(GOAL) Extract word for word the lines of the listing from its start to the line holding "shapes = []", both ends kept; pictures are not part of the copy.
==================================================
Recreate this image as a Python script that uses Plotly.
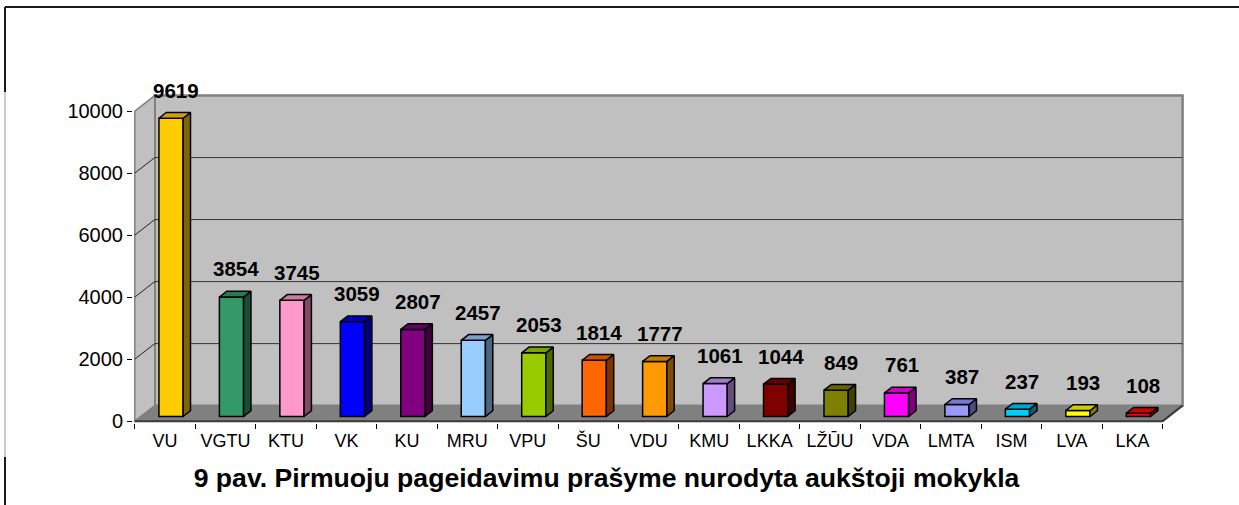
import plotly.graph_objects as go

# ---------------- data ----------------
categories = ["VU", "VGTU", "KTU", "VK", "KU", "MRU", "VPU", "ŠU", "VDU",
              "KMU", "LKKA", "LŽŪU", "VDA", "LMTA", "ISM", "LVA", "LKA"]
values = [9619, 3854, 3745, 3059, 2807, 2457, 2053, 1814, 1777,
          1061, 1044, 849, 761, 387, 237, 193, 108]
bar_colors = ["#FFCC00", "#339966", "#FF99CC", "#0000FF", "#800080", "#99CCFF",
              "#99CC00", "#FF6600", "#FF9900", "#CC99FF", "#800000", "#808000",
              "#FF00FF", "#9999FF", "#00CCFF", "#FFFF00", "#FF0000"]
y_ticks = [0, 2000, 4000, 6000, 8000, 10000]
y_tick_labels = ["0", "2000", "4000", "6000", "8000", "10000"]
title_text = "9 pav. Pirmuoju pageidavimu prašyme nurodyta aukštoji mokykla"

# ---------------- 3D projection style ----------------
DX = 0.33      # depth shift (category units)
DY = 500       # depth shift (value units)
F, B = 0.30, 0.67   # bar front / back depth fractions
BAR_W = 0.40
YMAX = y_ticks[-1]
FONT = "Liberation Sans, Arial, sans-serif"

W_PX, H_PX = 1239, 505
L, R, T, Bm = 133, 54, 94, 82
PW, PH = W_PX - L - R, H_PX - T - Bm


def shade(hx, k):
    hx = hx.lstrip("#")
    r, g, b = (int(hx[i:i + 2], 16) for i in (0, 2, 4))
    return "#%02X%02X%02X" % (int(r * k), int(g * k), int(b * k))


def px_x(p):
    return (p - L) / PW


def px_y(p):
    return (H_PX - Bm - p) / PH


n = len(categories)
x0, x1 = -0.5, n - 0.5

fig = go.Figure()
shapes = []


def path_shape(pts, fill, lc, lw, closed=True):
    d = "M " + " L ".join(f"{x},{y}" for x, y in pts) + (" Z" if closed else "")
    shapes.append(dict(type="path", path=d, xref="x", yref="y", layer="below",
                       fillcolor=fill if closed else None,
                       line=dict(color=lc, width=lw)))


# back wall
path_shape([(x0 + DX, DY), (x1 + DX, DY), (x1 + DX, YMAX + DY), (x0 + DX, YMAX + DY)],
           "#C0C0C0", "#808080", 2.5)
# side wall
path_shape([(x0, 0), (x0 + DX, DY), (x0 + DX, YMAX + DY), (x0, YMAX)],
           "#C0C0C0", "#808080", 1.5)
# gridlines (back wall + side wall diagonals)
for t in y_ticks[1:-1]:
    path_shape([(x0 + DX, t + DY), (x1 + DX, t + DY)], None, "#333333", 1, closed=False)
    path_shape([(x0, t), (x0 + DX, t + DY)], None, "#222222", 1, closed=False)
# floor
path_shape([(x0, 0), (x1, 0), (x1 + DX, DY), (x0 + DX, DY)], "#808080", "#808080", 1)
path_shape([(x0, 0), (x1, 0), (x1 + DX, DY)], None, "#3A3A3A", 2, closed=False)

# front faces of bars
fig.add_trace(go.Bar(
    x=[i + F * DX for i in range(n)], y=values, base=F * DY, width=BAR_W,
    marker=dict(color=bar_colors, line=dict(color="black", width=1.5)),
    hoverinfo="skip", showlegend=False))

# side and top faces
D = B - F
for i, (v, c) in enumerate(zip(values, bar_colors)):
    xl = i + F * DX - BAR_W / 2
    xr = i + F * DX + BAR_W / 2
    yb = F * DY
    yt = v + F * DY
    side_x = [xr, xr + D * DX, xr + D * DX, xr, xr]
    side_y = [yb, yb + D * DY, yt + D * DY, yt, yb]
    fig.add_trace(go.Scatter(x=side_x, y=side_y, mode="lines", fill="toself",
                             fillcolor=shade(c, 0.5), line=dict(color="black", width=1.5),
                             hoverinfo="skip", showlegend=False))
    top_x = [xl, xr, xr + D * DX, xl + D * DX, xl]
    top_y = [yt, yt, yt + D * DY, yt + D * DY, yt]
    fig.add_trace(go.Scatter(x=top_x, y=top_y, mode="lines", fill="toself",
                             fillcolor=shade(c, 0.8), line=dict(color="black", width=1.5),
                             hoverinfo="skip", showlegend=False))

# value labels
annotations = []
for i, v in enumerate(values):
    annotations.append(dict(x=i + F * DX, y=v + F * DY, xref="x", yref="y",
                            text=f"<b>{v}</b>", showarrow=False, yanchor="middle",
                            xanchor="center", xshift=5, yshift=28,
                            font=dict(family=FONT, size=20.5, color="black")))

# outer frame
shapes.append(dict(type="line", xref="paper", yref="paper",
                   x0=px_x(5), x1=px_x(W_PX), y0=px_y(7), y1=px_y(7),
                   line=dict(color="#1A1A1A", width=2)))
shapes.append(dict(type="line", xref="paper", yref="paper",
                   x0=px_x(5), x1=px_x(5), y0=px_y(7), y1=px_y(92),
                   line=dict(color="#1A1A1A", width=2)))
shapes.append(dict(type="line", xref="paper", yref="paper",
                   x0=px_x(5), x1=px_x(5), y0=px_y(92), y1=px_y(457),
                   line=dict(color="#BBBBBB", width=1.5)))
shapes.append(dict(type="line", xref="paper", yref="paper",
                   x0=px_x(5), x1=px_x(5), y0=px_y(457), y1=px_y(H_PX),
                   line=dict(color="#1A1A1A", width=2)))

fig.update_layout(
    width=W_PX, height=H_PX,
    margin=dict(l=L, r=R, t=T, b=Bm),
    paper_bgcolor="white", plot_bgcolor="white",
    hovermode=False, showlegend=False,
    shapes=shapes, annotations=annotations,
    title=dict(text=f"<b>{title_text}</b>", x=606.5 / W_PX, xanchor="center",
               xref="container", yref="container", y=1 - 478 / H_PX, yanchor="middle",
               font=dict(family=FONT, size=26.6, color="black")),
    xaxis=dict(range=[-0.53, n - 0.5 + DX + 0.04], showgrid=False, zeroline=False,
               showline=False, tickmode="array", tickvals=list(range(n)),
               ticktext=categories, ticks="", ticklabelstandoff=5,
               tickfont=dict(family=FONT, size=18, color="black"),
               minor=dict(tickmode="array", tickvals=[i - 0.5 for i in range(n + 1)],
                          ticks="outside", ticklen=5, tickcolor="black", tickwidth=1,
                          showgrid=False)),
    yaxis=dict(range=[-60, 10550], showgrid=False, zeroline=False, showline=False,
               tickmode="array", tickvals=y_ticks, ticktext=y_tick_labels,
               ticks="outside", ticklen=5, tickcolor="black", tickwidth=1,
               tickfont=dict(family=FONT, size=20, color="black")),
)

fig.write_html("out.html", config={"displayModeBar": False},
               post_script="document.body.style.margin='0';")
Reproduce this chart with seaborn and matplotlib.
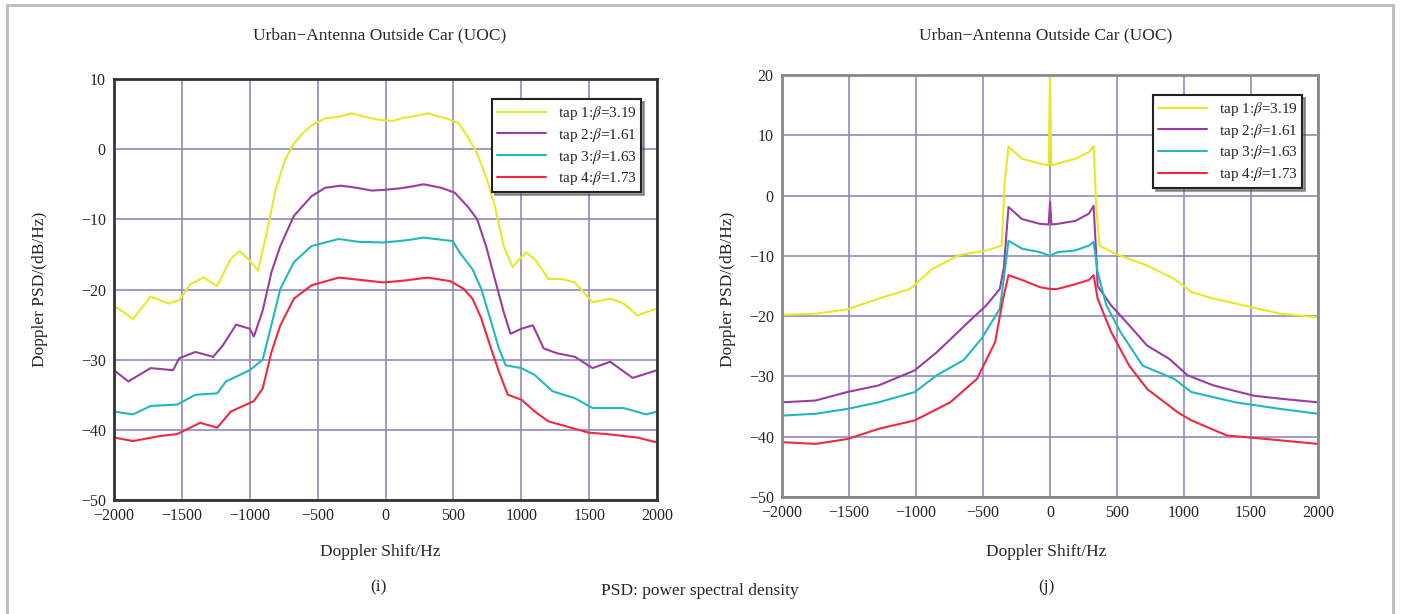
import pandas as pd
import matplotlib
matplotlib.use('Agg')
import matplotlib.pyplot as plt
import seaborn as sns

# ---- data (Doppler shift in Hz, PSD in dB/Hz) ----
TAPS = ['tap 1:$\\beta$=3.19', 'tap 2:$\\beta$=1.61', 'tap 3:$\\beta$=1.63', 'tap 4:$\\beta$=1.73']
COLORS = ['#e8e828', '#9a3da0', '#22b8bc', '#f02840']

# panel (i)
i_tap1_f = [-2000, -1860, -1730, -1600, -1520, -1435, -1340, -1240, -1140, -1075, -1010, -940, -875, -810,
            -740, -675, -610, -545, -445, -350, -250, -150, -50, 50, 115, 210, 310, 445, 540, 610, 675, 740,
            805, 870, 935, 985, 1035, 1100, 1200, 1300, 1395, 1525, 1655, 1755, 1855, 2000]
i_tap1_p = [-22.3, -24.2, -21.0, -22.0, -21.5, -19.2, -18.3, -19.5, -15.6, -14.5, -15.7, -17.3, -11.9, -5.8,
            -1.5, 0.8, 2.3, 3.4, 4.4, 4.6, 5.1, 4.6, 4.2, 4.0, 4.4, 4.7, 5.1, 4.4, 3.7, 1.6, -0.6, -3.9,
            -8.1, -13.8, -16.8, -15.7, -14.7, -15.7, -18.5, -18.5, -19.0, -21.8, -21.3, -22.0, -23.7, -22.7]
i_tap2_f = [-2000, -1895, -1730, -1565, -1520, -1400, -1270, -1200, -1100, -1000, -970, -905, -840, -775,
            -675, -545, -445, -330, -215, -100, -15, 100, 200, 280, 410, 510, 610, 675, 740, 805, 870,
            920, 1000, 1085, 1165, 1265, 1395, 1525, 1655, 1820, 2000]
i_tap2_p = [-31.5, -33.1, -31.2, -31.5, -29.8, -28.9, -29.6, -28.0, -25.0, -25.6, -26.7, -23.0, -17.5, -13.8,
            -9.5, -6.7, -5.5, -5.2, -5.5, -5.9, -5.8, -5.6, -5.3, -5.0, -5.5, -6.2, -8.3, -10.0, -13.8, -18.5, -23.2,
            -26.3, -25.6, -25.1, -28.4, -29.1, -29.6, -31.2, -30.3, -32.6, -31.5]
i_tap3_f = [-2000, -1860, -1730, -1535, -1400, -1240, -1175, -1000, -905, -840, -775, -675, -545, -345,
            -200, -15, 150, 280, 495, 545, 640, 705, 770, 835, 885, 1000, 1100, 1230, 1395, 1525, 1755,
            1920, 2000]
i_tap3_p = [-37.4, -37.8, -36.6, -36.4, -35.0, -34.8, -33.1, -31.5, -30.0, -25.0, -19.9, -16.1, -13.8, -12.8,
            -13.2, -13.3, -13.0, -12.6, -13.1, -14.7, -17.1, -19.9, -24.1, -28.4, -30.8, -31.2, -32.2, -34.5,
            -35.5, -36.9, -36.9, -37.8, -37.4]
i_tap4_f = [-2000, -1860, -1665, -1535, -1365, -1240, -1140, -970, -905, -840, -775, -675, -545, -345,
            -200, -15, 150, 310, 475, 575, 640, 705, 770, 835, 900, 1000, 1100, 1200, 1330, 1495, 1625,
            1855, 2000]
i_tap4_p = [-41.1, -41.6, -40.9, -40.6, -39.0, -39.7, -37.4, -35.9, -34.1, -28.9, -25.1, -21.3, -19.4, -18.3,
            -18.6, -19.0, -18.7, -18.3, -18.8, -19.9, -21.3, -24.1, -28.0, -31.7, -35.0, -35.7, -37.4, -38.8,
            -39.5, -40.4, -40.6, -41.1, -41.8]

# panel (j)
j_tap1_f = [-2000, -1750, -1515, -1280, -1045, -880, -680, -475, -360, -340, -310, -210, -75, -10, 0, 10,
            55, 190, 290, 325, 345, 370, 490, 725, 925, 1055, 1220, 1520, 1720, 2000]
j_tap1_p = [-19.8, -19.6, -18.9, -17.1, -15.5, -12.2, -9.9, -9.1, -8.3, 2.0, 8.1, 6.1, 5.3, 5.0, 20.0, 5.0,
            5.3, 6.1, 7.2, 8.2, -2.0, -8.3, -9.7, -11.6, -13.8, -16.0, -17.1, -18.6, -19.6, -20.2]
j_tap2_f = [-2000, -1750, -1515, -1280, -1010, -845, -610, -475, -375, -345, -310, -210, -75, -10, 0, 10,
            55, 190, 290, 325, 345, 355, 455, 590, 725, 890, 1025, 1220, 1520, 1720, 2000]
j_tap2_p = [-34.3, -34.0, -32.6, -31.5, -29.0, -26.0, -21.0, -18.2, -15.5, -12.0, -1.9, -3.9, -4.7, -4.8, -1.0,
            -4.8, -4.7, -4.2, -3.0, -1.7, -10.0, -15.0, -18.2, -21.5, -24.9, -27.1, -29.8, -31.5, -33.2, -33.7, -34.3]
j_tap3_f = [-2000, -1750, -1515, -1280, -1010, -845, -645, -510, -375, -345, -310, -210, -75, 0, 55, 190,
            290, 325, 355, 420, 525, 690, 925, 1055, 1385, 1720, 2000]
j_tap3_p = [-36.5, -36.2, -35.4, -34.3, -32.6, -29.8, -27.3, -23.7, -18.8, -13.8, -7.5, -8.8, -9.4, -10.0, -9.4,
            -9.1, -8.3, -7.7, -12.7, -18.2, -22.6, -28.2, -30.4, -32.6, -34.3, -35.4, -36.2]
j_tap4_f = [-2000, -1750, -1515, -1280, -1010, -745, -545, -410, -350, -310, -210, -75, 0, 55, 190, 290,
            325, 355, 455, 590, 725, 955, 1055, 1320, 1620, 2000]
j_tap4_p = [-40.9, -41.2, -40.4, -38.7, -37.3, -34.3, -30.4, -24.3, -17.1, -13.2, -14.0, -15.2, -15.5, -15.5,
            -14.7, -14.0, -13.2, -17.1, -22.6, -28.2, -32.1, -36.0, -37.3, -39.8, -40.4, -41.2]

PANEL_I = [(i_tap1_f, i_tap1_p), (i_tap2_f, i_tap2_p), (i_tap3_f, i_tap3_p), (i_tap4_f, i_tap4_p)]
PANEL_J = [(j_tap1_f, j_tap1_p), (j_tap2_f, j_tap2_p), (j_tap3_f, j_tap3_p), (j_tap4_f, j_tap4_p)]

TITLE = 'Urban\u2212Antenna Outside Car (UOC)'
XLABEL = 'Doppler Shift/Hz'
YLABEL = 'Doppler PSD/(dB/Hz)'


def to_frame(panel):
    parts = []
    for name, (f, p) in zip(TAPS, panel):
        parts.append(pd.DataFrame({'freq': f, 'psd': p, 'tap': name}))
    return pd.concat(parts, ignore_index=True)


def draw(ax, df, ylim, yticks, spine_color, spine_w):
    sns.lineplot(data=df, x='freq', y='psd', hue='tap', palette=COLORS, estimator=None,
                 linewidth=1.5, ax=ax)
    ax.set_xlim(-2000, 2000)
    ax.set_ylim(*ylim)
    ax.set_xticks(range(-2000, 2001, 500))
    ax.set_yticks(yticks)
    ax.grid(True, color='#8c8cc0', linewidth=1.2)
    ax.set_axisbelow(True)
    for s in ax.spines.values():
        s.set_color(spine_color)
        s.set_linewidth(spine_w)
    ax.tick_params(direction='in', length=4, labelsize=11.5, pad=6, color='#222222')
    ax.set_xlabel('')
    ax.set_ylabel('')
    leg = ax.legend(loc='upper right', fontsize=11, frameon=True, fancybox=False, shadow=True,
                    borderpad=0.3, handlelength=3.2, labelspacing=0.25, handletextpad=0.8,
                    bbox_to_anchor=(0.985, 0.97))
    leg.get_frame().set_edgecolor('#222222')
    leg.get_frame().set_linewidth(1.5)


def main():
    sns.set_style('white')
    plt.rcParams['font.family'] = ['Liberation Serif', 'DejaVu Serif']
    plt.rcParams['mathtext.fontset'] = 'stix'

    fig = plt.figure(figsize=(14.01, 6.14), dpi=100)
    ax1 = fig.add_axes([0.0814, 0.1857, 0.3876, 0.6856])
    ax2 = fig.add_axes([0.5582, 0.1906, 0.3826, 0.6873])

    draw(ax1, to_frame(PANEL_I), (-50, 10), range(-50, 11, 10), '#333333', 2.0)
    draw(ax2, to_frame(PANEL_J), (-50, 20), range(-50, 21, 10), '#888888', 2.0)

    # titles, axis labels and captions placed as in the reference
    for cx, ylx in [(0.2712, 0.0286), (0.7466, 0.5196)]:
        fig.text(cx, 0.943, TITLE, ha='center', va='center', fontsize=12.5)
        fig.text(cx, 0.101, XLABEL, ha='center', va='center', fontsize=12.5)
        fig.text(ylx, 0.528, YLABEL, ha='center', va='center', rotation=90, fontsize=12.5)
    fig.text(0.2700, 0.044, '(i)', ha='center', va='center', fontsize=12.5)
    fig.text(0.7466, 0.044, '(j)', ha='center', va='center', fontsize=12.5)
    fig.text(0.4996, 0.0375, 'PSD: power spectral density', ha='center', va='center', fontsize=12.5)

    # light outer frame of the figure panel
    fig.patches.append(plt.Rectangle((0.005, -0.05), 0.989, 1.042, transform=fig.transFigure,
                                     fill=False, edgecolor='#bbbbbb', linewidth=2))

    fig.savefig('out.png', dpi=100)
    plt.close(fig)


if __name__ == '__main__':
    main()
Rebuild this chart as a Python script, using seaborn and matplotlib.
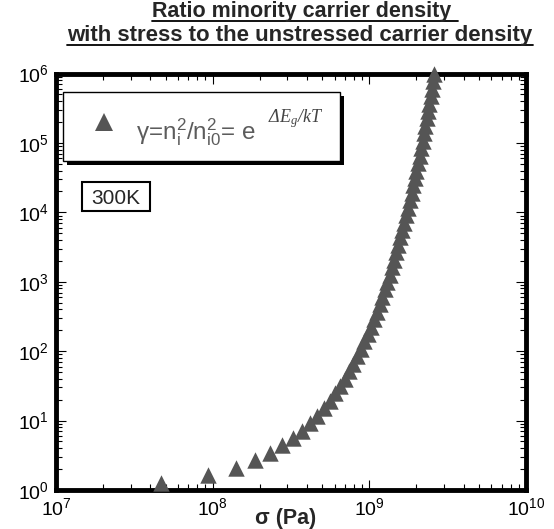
==================================================
(ANSWER BELOW)
Recreate this image as a Python script that uses Plotly.
import plotly.graph_objects as go

# ---------------- data ----------------
categories = ["VU", "VGTU", "KTU", "VK", "KU", "MRU", "VPU", "ŠU", "VDU",
              "KMU", "LKKA", "LŽŪU", "VDA", "LMTA", "ISM", "LVA", "LKA"]
values = [9619, 3854, 3745, 3059, 2807, 2457, 2053, 1814, 1777,
          1061, 1044, 849, 761, 387, 237, 193, 108]
bar_colors = ["#FFCC00", "#339966", "#FF99CC", "#0000FF", "#800080", "#99CCFF",
              "#99CC00", "#FF6600", "#FF9900", "#CC99FF", "#800000", "#808000",
              "#FF00FF", "#9999FF", "#00CCFF", "#FFFF00", "#FF0000"]
y_ticks = [0, 2000, 4000, 6000, 8000, 10000]
y_tick_labels = ["0", "2000", "4000", "6000", "8000", "10000"]
title_text = "9 pav. Pirmuoju pageidavimu prašyme nurodyta aukštoji mokykla"

# ---------------- 3D projection style ----------------
DX = 0.33      # depth shift (category units)
DY = 500       # depth shift (value units)
F, B = 0.30, 0.67   # bar front / back depth fractions
BAR_W = 0.40
YMAX = y_ticks[-1]
FONT = "Liberation Sans, Arial, sans-serif"

W_PX, H_PX = 1239, 505
L, R, T, Bm = 133, 54, 94, 82
PW, PH = W_PX - L - R, H_PX - T - Bm


def shade(hx, k):
    hx = hx.lstrip("#")
    r, g, b = (int(hx[i:i + 2], 16) for i in (0, 2, 4))
    return "#%02X%02X%02X" % (int(r * k), int(g * k), int(b * k))


def px_x(p):
    return (p - L) / PW


def px_y(p):
    return (H_PX - Bm - p) / PH


n = len(categories)
x0, x1 = -0.5, n - 0.5

fig = go.Figure()
shapes = []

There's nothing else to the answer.